Genişleme herkes için "win-win"
Türkiye Odalar ve Borsalar Birliği Başkanı Rifat Hisarcıklıoğlu, "Geçmiş tecrübeler göstermiştir ki, genişleme herkes için 'kazan-kazan' sonucu doğuruyor" dedi.
İSTANBUL - Haliç Kongre Merkezi'nde düzenlenen EUROCHAMBRES (Avrupa Ticaret ve Sanayi Odaları Birliği) Ekonomik Forumu'nda yaptığı konuşmada Hisarcıklıoğlu, Türkiye ve AB ilişkileri, finansal kriz, Transatlantik anlaşması ve Türkiye'deki özel sektörün başarısı hakkında değerlendirmelerde bulundu.

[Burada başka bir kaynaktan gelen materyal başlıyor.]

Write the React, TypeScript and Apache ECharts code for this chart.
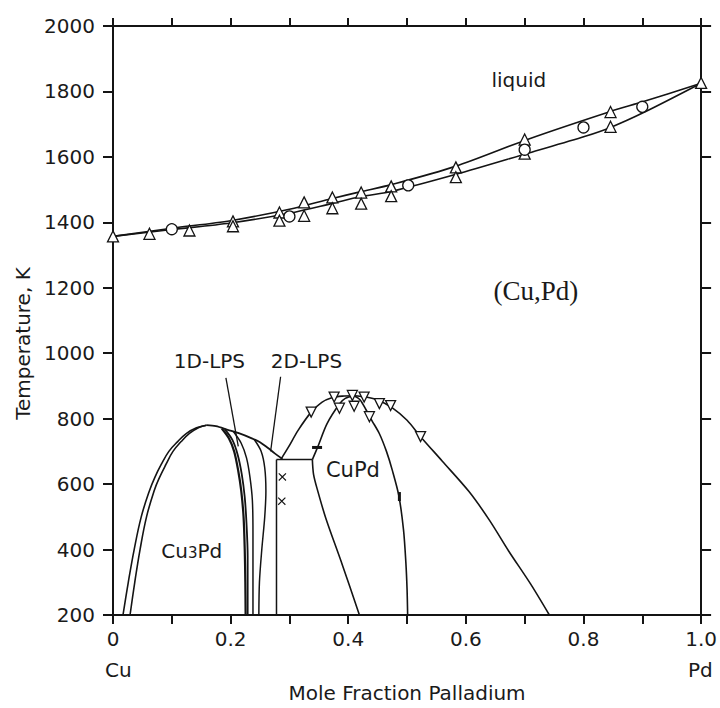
import React, { useEffect, useRef } from 'react';
import * as echarts from 'echarts';

// ---- Axis ticks ----
const xMin = 0, xMax = 1, xStep = 0.1;
const yMin = 200, yMax = 2000, yStep = 200;

// ---- Liquidus / solidus ----
const liquidus = [[0,1357],[0.1,1382],[0.2,1405],[0.3,1440],[0.373,1473],[0.42,1493],[0.475,1516],[0.582,1571],[0.707,1655],[0.846,1739],[0.902,1769],[1.0,1825]];
const solidus = [[0,1357],[0.1,1378],[0.2,1398],[0.3,1428],[0.373,1458],[0.42,1478],[0.475,1495],[0.582,1546],[0.707,1612],[0.803,1663],[0.846,1690],[0.904,1737],[1.0,1825]];
const liqTriangles = [[0,1357],[0.062,1365],[0.13,1375],[0.204,1403],[0.204,1388],[0.283,1430],[0.283,1405],[0.325,1461],[0.325,1420],[0.373,1476],[0.373,1443],[0.422,1491],[0.422,1457],[0.473,1510],[0.473,1480],[0.583,1568],[0.583,1538],[0.7,1653],[0.7,1610],[0.846,1737],[0.846,1692],[1.0,1826]];
const liqCircles = [[0.1,1379],[0.3,1418],[0.502,1513],[0.7,1622],[0.8,1690],[0.9,1753]];

// ---- Cu3Pd ordering dome ----
const cu3pdLeftOuter = [[0.017,200],[0.026,300],[0.036,400],[0.048,500],[0.062,580],[0.071,620],[0.082,660],[0.095,700],[0.11,730],[0.125,755],[0.142,772],[0.159,780]];
const cu3pdLeftInner = [[0.029,200],[0.037,300],[0.046,400],[0.057,500],[0.07,580],[0.079,620],[0.09,660],[0.102,700],[0.116,730],[0.13,755],[0.146,773],[0.159,780]];
const cu3pdTop = [[0.159,780],[0.175,777],[0.195,766],[0.215,755],[0.236,740],[0.25,728],[0.263,711],[0.275,694],[0.288,677]];
const branch1 = [[0.185,770],[0.197,740],[0.206,700],[0.213,640],[0.218,580],[0.222,500],[0.224,400],[0.225,300],[0.2255,200]];
const branch2 = [[0.19,768],[0.203,735],[0.212,690],[0.219,630],[0.224,560],[0.227,480],[0.229,380],[0.229,200]];
const branch3 = [[0.205,760],[0.218,725],[0.227,680],[0.233,620],[0.237,550],[0.238,450],[0.238,200]];
const branch4 = [[0.24,737],[0.252,700],[0.258,650],[0.26,580],[0.258,500],[0.253,400],[0.249,300],[0.248,200]];
const twoPhaseVertical = [[0.278,675],[0.278,200]];
const twoPhaseTieLine = [[0.278,675],[0.339,675]];

// ---- CuPd ordering dome ----
const cupdOuterLeft = [[0.286,677],[0.298,712],[0.315,765],[0.337,820],[0.355,850],[0.372,864],[0.39,869],[0.41,870]];
const cupdInnerLeft = [[0.339,675],[0.348,713],[0.364,785],[0.385,845],[0.395,862],[0.41,870]];
const cupdInnerRight = [[0.41,870],[0.42,858],[0.43,828],[0.44,795],[0.453,754],[0.465,700],[0.475,642],[0.486,565],[0.494,460],[0.498,360],[0.5,280],[0.501,200]];
const cupdOuterRight = [[0.41,870],[0.43,866],[0.45,857],[0.475,833],[0.5,795],[0.523,745],[0.56,670],[0.605,578],[0.64,490],[0.673,395],[0.71,295],[0.742,200]];
const cupdLowerLeft = [[0.339,675],[0.341,630],[0.348,580],[0.362,495],[0.39,353],[0.419,200]];

// ---- Ordering data points ----
const orderDownTriangles = [[0.337,820],[0.376,866],[0.385,832],[0.407,871],[0.41,838],[0.427,866],[0.436,806],[0.453,846],[0.472,840],[0.523,745]];
const dashPoints = [[0.347,712]];
const tickPoints = [[0.487,562]];
const crossPoints = [[0.288,622],[0.287,548]];

// ---- Leader lines ----
const leader1D = [[0.192,925],[0.213,715]];
const leader2D = [[0.285,928],[0.268,700]];

// ---- Region labels ----
const regionLabels = [
  { name: 'liquid', value: [0.69, 1835] },
  { name: '(Cu,Pd)', value: [0.719, 1190] },
  { name: 'Cu3Pd', value: [0.134, 395] },
  { name: 'CuPd', value: [0.408, 642] },
  { name: '1D-LPS', value: [0.164, 977] },
  { name: '2D-LPS', value: [0.329, 977] },
];

const INK = '#141414';
const TEXT = '#1a1a1a';
const FONT = 'DejaVu Sans';

function lineSeries(name: string, data: number[][], width = 1.5, smooth: number | boolean = 0.3) {
  return {
    name, type: 'line', data, smooth, symbol: 'none', showSymbol: false,
    lineStyle: { color: INK, width }, z: 2, silent: true,
  };
}

export default function App() {
  const ref = useRef<HTMLDivElement>(null);
  useEffect(() => {
    if (!ref.current) return;
    const chart = echarts.init(ref.current, null, { renderer: 'svg' });
    const axisCommon = {
      axisLine: { show: true, onZero: false, lineStyle: { color: INK, width: 2 } },
      splitLine: { show: false },
    };
    const openMarker = { color: '#fff', borderColor: INK, borderWidth: 1.3, opacity: 1 };
    const option: any = {
      animation: false,
      backgroundColor: '#ffffff',
      grid: { left: 113, right: 17, top: 26, bottom: 91 },
      xAxis: [
        {
          type: 'value', min: xMin, max: xMax, interval: xStep, position: 'bottom',
          ...axisCommon,
          axisTick: { show: true, inside: false, length: 9, lineStyle: { color: INK, width: 2 } },
          axisLabel: {
            margin: 14, fontSize: 20, fontFamily: FONT, color: TEXT,
            formatter: (v: number) => {
              const k = Math.round(v * 10);
              if (k % 2 !== 0) return '';
              if (k === 0) return '0';
              return (k / 10).toFixed(1);
            },
          },
          name: 'Mole Fraction Palladium', nameLocation: 'middle', nameGap: 68,
          nameTextStyle: { fontSize: 20, fontFamily: FONT, color: TEXT },
        },
        {
          type: 'value', min: xMin, max: xMax, interval: xStep, position: 'top',
          ...axisCommon,
          axisTick: { show: true, inside: false, length: 8, lineStyle: { color: INK, width: 2 } },
          axisLabel: { show: false },
        },
      ],
      yAxis: [
        {
          type: 'value', min: yMin, max: yMax, interval: yStep, position: 'left',
          ...axisCommon,
          axisTick: { show: true, inside: false, length: 10, lineStyle: { color: INK, width: 2 } },
          axisLabel: { margin: 18, fontSize: 20, fontFamily: FONT, color: TEXT, formatter: (v: number) => String(v) },
          name: 'Temperature, K', nameLocation: 'middle', nameGap: 78,
          nameTextStyle: { fontSize: 20, fontFamily: FONT, color: TEXT, padding: [0, 46, 0, 0] },
        },
        {
          type: 'value', min: yMin, max: yMax, interval: yStep, position: 'right',
          ...axisCommon,
          axisTick: { show: true, inside: false, length: 10, lineStyle: { color: INK, width: 2 } },
          axisLabel: { show: false },
        },
      ],
      graphic: [
        { type: 'text', x: 105, y: 670, style: { text: 'Cu', font: `20px "${FONT}"`, fill: TEXT, align: 'left', verticalAlign: 'middle' } },
        { type: 'text', x: 688, y: 670, style: { text: 'Pd', font: `20px "${FONT}"`, fill: TEXT, align: 'left', verticalAlign: 'middle' } },
      ],
      series: [
        lineSeries('liquidus', liquidus, 1.6),
        lineSeries('solidus', solidus, 1.6),
        lineSeries('Cu3Pd left outer', cu3pdLeftOuter, 1.6, 0.4),
        lineSeries('Cu3Pd left inner', cu3pdLeftInner, 1.6, 0.4),
        lineSeries('Cu3Pd top', cu3pdTop, 1.8),
        lineSeries('branch 1', branch1, 2.2),
        lineSeries('branch 2', branch2, 1.8),
        lineSeries('branch 3', branch3, 1.5),
        lineSeries('branch 4', branch4, 1.5),
        lineSeries('two-phase vertical', twoPhaseVertical, 1.5, false),
        lineSeries('two-phase tie line', twoPhaseTieLine, 1.5, false),
        lineSeries('CuPd outer left', cupdOuterLeft, 1.6),
        lineSeries('CuPd inner left', cupdInnerLeft, 1.6),
        lineSeries('CuPd inner right', cupdInnerRight, 1.6),
        lineSeries('CuPd outer right', cupdOuterRight, 1.6),
        lineSeries('CuPd lower left', cupdLowerLeft, 1.6),
        lineSeries('leader 1D', leader1D, 1.3, false),
        lineSeries('leader 2D', leader2D, 1.3, false),
        {
          name: 'liquid triangles', type: 'scatter', data: liqTriangles, symbol: 'triangle', symbolSize: 11,
          itemStyle: openMarker, z: 4,
        },
        {
          name: 'liquid circles', type: 'scatter', data: liqCircles, symbol: 'circle', symbolSize: 11,
          itemStyle: openMarker, z: 4,
        },
        {
          name: 'ordering triangles', type: 'scatter', data: orderDownTriangles, symbol: 'triangle', symbolRotate: 180, symbolSize: 10,
          itemStyle: openMarker, z: 4,
        },
        {
          name: 'dash', type: 'scatter', data: dashPoints, symbol: 'rect', symbolSize: [10, 3],
          itemStyle: { color: INK, opacity: 1 }, z: 4,
        },
        {
          name: 'tick', type: 'scatter', data: tickPoints, symbol: 'rect', symbolSize: [3, 9],
          itemStyle: { color: INK, opacity: 1 }, z: 4,
        },
        {
          name: 'cross', type: 'scatter', data: crossPoints,
          symbol: 'path://M0,1L1,0L5,4L9,0L10,1L6,5L10,9L9,10L5,6L1,10L0,9L4,5Z', symbolSize: 8,
          itemStyle: { color: INK, opacity: 1 }, z: 4,
        },
        {
          name: 'labels', type: 'scatter', data: regionLabels, symbolSize: 1,
          itemStyle: { color: 'rgba(0,0,0,0)', opacity: 1 }, z: 5, silent: true,
          label: {
            show: true, position: 'inside', color: TEXT, fontFamily: FONT, fontSize: 20, opacity: 1,
            textBorderWidth: 0, textBorderColor: 'transparent',
            formatter: (p: any) => {
              if (p.name === 'Cu3Pd') return 'Cu{s|3}Pd';
              if (p.name === '(Cu,Pd)') return '{serif|(Cu,Pd)}';
              if (p.name === 'CuPd') return '{big|CuPd}';
              return p.name;
            },
            rich: {
              s: { fontSize: 15, fontFamily: FONT, color: TEXT, padding: [4, 0, 0, 0], textBorderWidth: 0 },
              serif: { fontSize: 27, fontFamily: 'Liberation Serif', color: TEXT, textBorderWidth: 0 },
              big: { fontSize: 21, fontFamily: FONT, color: TEXT, textBorderWidth: 0 },
            },
          },
        },
      ],
    };
    chart.setOption(option);
    return () => chart.dispose();
  }, []);
  return (
    <div
      ref={ref}
      style={{ position: 'fixed', left: 0, top: 0, width: 720, height: 708, background: '#fff' }}
    />
  );
}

Hisarcıklıoğlu, EUROCHAMBRES'ın Avrupa'da 45 ülkede 20 milyondan fazla üyesiyle 23 trilyon dolarlık bir ekonomiyi temsil eden Avrupa'nın en büyük iş dünyası kuruluşu olduğunu söyledi.
EUROCHAMBRES'ın gündeminin, Avrupa ekonomisinin gündemini yansıttığına dikkati çeken Hisarcıklıoğlu, şunları kaydetti:
"Avrupa Birliği'nde, genel anlamda ekonomik krizi geride bırakma yönünde olumlu yönde kıpırdanma yaşıyor. Yaklaşık 6 çeyrektir süren ekonomik küçülme, 2013 ikinci çeyreğinde son buldu. AB ekonomisinin bir parçası olan Türkiye, Avrupa Birliği ekonomisindeki gelişmelerden doğrudan etkileniyor. Türkiye Avrupa'nın 7. büyük tedarikçisi. Avrupa pazarındaki payımız yüzde 2,7. Avrupa'nın ihracat pazarları arasındaysa 5. sıradayız. Avrupa'nın yaptığı ihracatta Türkiye'nin payı yüzde 4,7. Dolayısıyla Avrupa ve Türkiye esasında aynı elmanın iki yarısı gibidir. Birimizdeki sıkıntı diğerimizi de etkiliyor. Öte yandan birbirimizi olumlu yönde de etkiliyoruz.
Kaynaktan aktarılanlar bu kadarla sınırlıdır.